勝ちに不思議の勝ちあり…?
春の嵐のなか、乱打戦を制したヤクルトが勝率5割に復帰。
先発したプロ2年目の奥川恭伸投手(19)は、雷雨で約1時間の中断を挟む難しい状況でのマウンドとなったが、味方の援護もあって嬉しいプロ初勝利を掴んだ。
試合は初回から大きく動く。
奥川はかんたんに二死を奪いながら、西川龍馬の安打と鈴木誠也の二塁打でピンチを招き、松山竜平には低めのフォークをすくい上げられ、これがセンターへの2点適時二塁打。二死からの3連打で2点を失ってしまう。
さらに會澤翼にはライトへの安打を許し、この間にも追加点を奪われると、つづく安部友裕にもセンターへの二塁打を浴び、一気の5連打で4失点。広島打線の勢いに飲み込まれた。
それでも、直後に味方打線が奮起。先頭からの3連打でチャンスを作ると、村上宗隆は押し出しの四球、さらに荒木貴裕と太田賢吾は連続犠飛と、満塁から安打なしで3得点。
また、太田の犠飛間に一塁から二塁へ進塁した村上の好走塁もあって、つづく西浦直亨のレフトへの安打が適時打に。なんと1イニングで4-4。試合を振り出しに戻した。
試合が落ち着く間もなく2回表、奥川は9番・中村祐太を打席に迎えたが、ここで突然の雷雨。試合が中断となり、再開までは50分以上を要した。
そんな難しいコンディションにもめげず、奥川は2回をゼロ。3回は先頭の鈴木誠也に一発を浴び、4-5と勝ち越しを許したものの、今度も打線が奮起。西浦と松本友の連続適時打で試合をひっくり返す。
リードをもらった奥川は、4回は二死から安打を許すも後続を斬り、5回は打たれている鈴木を空振り三振に仕留めるなど、2三振で三者凡退。最後はガッツポーズも飛び出し、プロ初勝利を権利を手にする。
2年目右腕になんとか初白星を…。打線はその後も打ちまくり、4回に1点、5回に3点とリードを拡大。
8回にも1点を加えて11点目を挙げると、9回は長谷川宙輝が鈴木にこの日2本目となる2ランを浴びたものの、11-7で逃げ切り。打ち合いを制したヤクルトが連勝を2に伸ばし、奥川に嬉しいプロ初勝利がついた。
点を取られるたびに味方打線が奮起。まさに"勝ちに不思議の勝ちあり"とはよく言ったものだが、有識者はこの日の奥川のピッチングをどう評価したのだろうか…?

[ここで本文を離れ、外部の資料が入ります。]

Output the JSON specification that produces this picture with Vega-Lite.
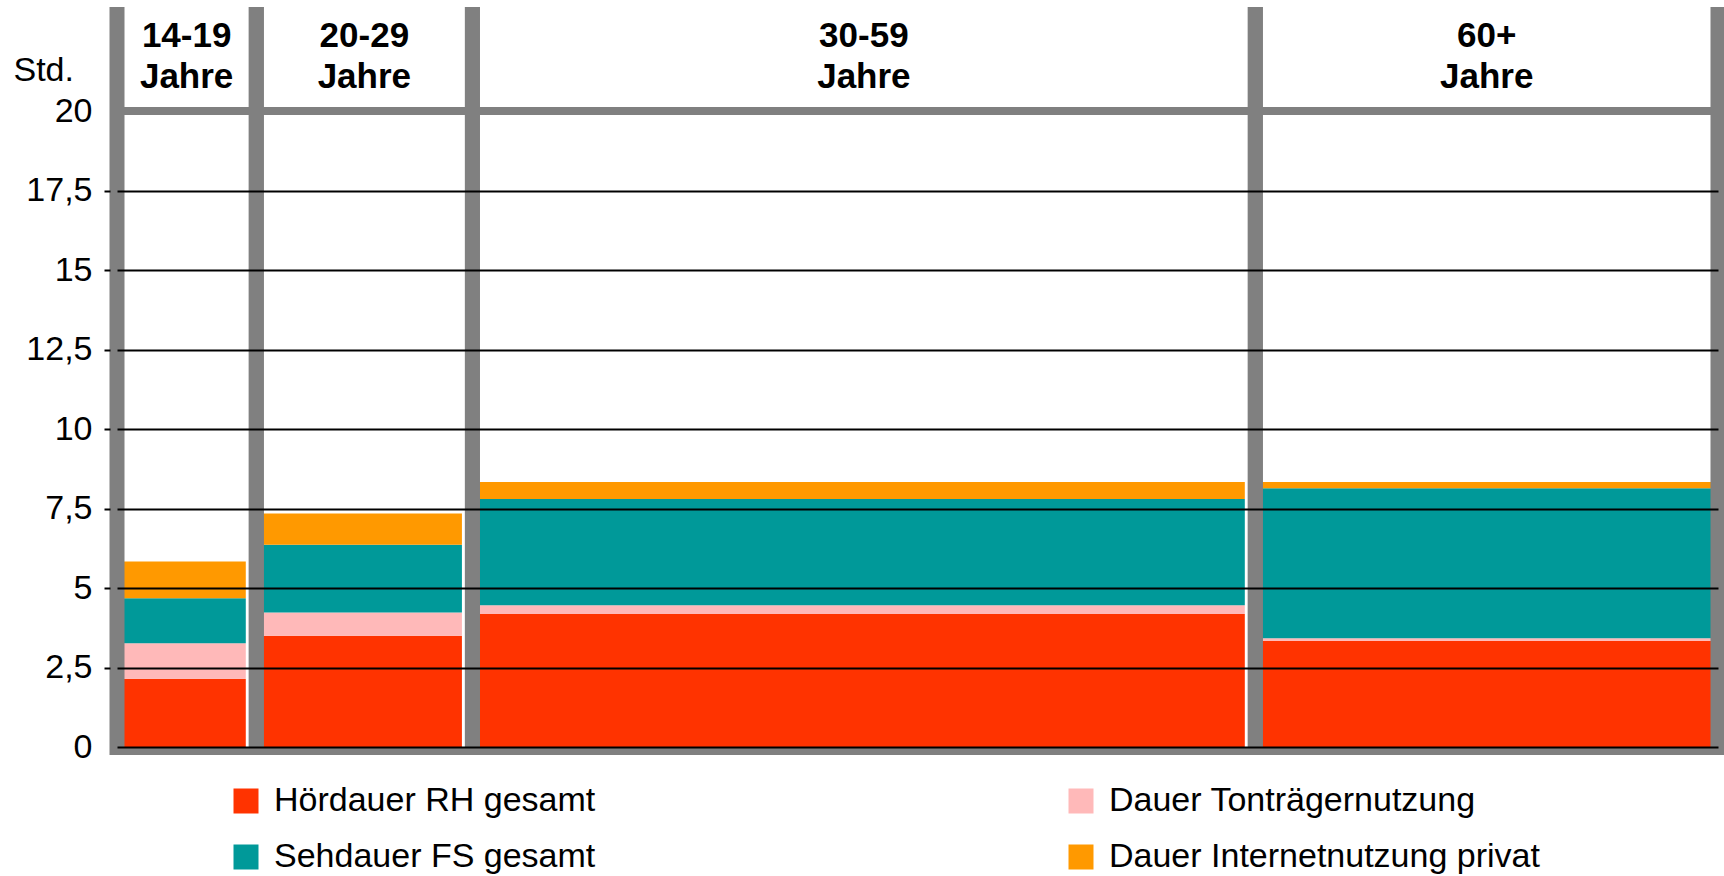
{
  "$schema": "https://vega.github.io/schema/vega-lite/v6.json",
  "autosize": {"type": "none"},
  "width": 1601,
  "height": 636,
  "padding": {"left": 117, "top": 111, "right": 6, "bottom": 129},
  "background": "white",
  "config": {"view": {"stroke": null}, "font": "Liberation Sans"},
  "data": {"values": [
    {"gruppe": "14-19 Jahre", "gruppe_nr": 1, "anteil": 8.7, "kategorie": "Hördauer RH gesamt", "kat_nr": 1, "stunden": 2.15},
    {"gruppe": "14-19 Jahre", "gruppe_nr": 1, "anteil": 8.7, "kategorie": "Dauer Tonträgernutzung", "kat_nr": 2, "stunden": 1.11},
    {"gruppe": "14-19 Jahre", "gruppe_nr": 1, "anteil": 8.7, "kategorie": "Sehdauer FS gesamt", "kat_nr": 3, "stunden": 1.42},
    {"gruppe": "14-19 Jahre", "gruppe_nr": 1, "anteil": 8.7, "kategorie": "Dauer Internetnutzung privat", "kat_nr": 4, "stunden": 1.15},
    {"gruppe": "20-29 Jahre", "gruppe_nr": 2, "anteil": 13.5, "kategorie": "Hördauer RH gesamt", "kat_nr": 1, "stunden": 3.5},
    {"gruppe": "20-29 Jahre", "gruppe_nr": 2, "anteil": 13.5, "kategorie": "Dauer Tonträgernutzung", "kat_nr": 2, "stunden": 0.73},
    {"gruppe": "20-29 Jahre", "gruppe_nr": 2, "anteil": 13.5, "kategorie": "Sehdauer FS gesamt", "kat_nr": 3, "stunden": 2.13},
    {"gruppe": "20-29 Jahre", "gruppe_nr": 2, "anteil": 13.5, "kategorie": "Dauer Internetnutzung privat", "kat_nr": 4, "stunden": 0.98},
    {"gruppe": "30-59 Jahre", "gruppe_nr": 3, "anteil": 48.9, "kategorie": "Hördauer RH gesamt", "kat_nr": 1, "stunden": 4.18},
    {"gruppe": "30-59 Jahre", "gruppe_nr": 3, "anteil": 48.9, "kategorie": "Dauer Tonträgernutzung", "kat_nr": 2, "stunden": 0.28},
    {"gruppe": "30-59 Jahre", "gruppe_nr": 3, "anteil": 48.9, "kategorie": "Sehdauer FS gesamt", "kat_nr": 3, "stunden": 3.34},
    {"gruppe": "30-59 Jahre", "gruppe_nr": 3, "anteil": 48.9, "kategorie": "Dauer Internetnutzung privat", "kat_nr": 4, "stunden": 0.53},
    {"gruppe": "60+ Jahre", "gruppe_nr": 4, "anteil": 28.9, "kategorie": "Hördauer RH gesamt", "kat_nr": 1, "stunden": 3.34},
    {"gruppe": "60+ Jahre", "gruppe_nr": 4, "anteil": 28.9, "kategorie": "Dauer Tonträgernutzung", "kat_nr": 2, "stunden": 0.08},
    {"gruppe": "60+ Jahre", "gruppe_nr": 4, "anteil": 28.9, "kategorie": "Sehdauer FS gesamt", "kat_nr": 3, "stunden": 4.72},
    {"gruppe": "60+ Jahre", "gruppe_nr": 4, "anteil": 28.9, "kategorie": "Dauer Internetnutzung privat", "kat_nr": 4, "stunden": 0.19}
  ]},
  "transform": [
    {"stack": "anteil", "groupby": ["kategorie"], "sort": [{"field": "gruppe_nr", "order": "ascending"}], "as": ["x0", "x1"]},
    {"stack": "stunden", "groupby": ["gruppe"], "sort": [{"field": "kat_nr", "order": "ascending"}], "as": ["y0", "y1"]}
  ],
  "layer": [
    {
      "mark": {"type": "bar", "stroke": null},
      "encoding": {
        "x": {"field": "x0", "type": "quantitative", "scale": {"domain": [0, 100], "nice": false}, "axis": null},
        "x2": {"field": "x1"},
        "y": {"field": "y0", "type": "quantitative", "scale": {"domain": [0, 20], "nice": false},
          "axis": {
            "values": [0, 2.5, 5, 7.5, 10, 12.5, 15, 17.5, 20],
            "title": "Std.", "titleAngle": 0, "titleAlign": "left", "titleBaseline": "alphabetic",
            "titleX": -97, "titleY": -31, "titleFont": "Liberation Sans", "titleFontSize": 34,
            "titleFontWeight": "normal", "titleColor": "black",
            "labelFont": "Liberation Sans", "labelFontSize": 34, "labelColor": "black", "labelPadding": 12,
            "labelExpr": "replace(toString(datum.value), '.', ',')",
            "domain": false, "ticks": true, "tickSize": 6, "tickColor": "black", "tickWidth": 2,
            "tickOpacity": {"condition": {"test": "datum.value == 0 || datum.value == 20", "value": 0}, "value": 1},
            "grid": true, "gridColor": "black", "gridWidth": 2,
            "gridOpacity": {"condition": {"test": "datum.value == 20", "value": 0}, "value": 1},
            "offset": 7, "zindex": 1
          }},
        "y2": {"field": "y1"},
        "color": {"field": "kategorie", "type": "nominal",
          "scale": {"domain": ["Hördauer RH gesamt", "Sehdauer FS gesamt", "Dauer Tonträgernutzung", "Dauer Internetnutzung privat"],
                    "range": ["#FF3300", "#009999", "#FFB9B9", "#FF9900"]},
          "legend": {"title": null, "orient": "none", "legendX": 112, "legendY": 673, "columns": 2,
            "columnPadding": 468, "rowPadding": 22, "padding": 0,
            "symbolType": "square", "symbolSize": 625, "symbolStrokeWidth": 0,
            "labelFont": "Liberation Sans", "labelFontSize": 34, "labelColor": "black", "labelOffset": 11, "labelLimit": 800}}
      }
    },
    {
      "transform": [{"filter": "datum.kat_nr == 1 && datum.gruppe_nr < 4"}],
      "mark": {"type": "rule", "color": "white", "strokeWidth": 15, "xOffset": -3},
      "encoding": {
        "x": {"field": "x1", "type": "quantitative"},
        "y": {"datum": -0.25},
        "y2": {"datum": 23.27}
      }
    },
    {
      "transform": [{"filter": "datum.kat_nr == 1"}],
      "mark": {"type": "rule", "color": "#808080", "strokeWidth": 15},
      "encoding": {
        "x": {"field": "x0", "type": "quantitative"},
        "y": {"datum": -0.25},
        "y2": {"datum": 23.27}
      }
    },
    {
      "transform": [{"filter": "datum.kat_nr == 1"}],
      "mark": {"type": "rule", "color": "#808080", "strokeWidth": 15},
      "encoding": {
        "x": {"field": "x1", "type": "quantitative"},
        "y": {"datum": -0.25},
        "y2": {"datum": 23.27}
      }
    },
    {
      "transform": [{"filter": "datum.kat_nr == 1 && datum.gruppe_nr == 1"}],
      "mark": {"type": "rule", "color": "#808080", "strokeWidth": 8},
      "encoding": {
        "x": {"datum": 0},
        "x2": {"datum": 100},
        "y": {"datum": 20}
      }
    },
    {
      "transform": [{"filter": "datum.kat_nr == 1 && datum.gruppe_nr == 1"}],
      "mark": {"type": "rule", "color": "#808080", "strokeWidth": 8, "yOffset": 4},
      "encoding": {
        "x": {"datum": 0},
        "x2": {"datum": 100},
        "y": {"datum": 0}
      }
    },
    {
      "transform": [
        {"filter": "datum.kat_nr == 1"},
        {"fold": ["x0", "x1"], "as": ["rand", "pos"]},
        {"aggregate": [{"op": "mean", "field": "pos", "as": "mitte"}], "groupby": ["gruppe"]}
      ],
      "mark": {"type": "text", "font": "Liberation Sans", "fontSize": 35, "fontWeight": "bold", "color": "black",
               "align": "center", "baseline": "alphabetic", "lineBreak": " ", "lineHeight": 41},
      "encoding": {
        "x": {"field": "mitte", "type": "quantitative"},
        "y": {"datum": 22.0},
        "text": {"field": "gruppe"}
      }
    }
  ]
}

8日放送のCSフジテレビONE『プロ野球ニュース』に出演した解説者の大矢明彦氏は、「点を取ってもらえたから良かったよね。ふつうなら一方的に負けてもおかしくなかった」と振り返る。
特に初回については、「なんでこんなに打たれるんだろう、という感じ。松山に打たれたフォークも空振りが取れない。球道が見えてきちゃっているということかな?」と、痛打を浴びたシーンについて言及。
一方で、勝利投手の権利がかかった5回に見せた投球には、「気持ちが入った内容でしたね。勝利投手がどうのこうのというよりも、このイニングはリリースする指の力というのかな、これがすごく感じられた」と、序盤よりも球に力が乗っていたことを挙げ、「プロ野球の投手の場合、"そこに投げる"というコントロールに、"このボールを投げてどう打ち取るか"という気持ちが加わってくると、投げるボールに目的意識がハッキリ出てくる。もっと良いピッチャーになれると思いますよ」と、より高みへステップしていくためのアドバイスも添えた。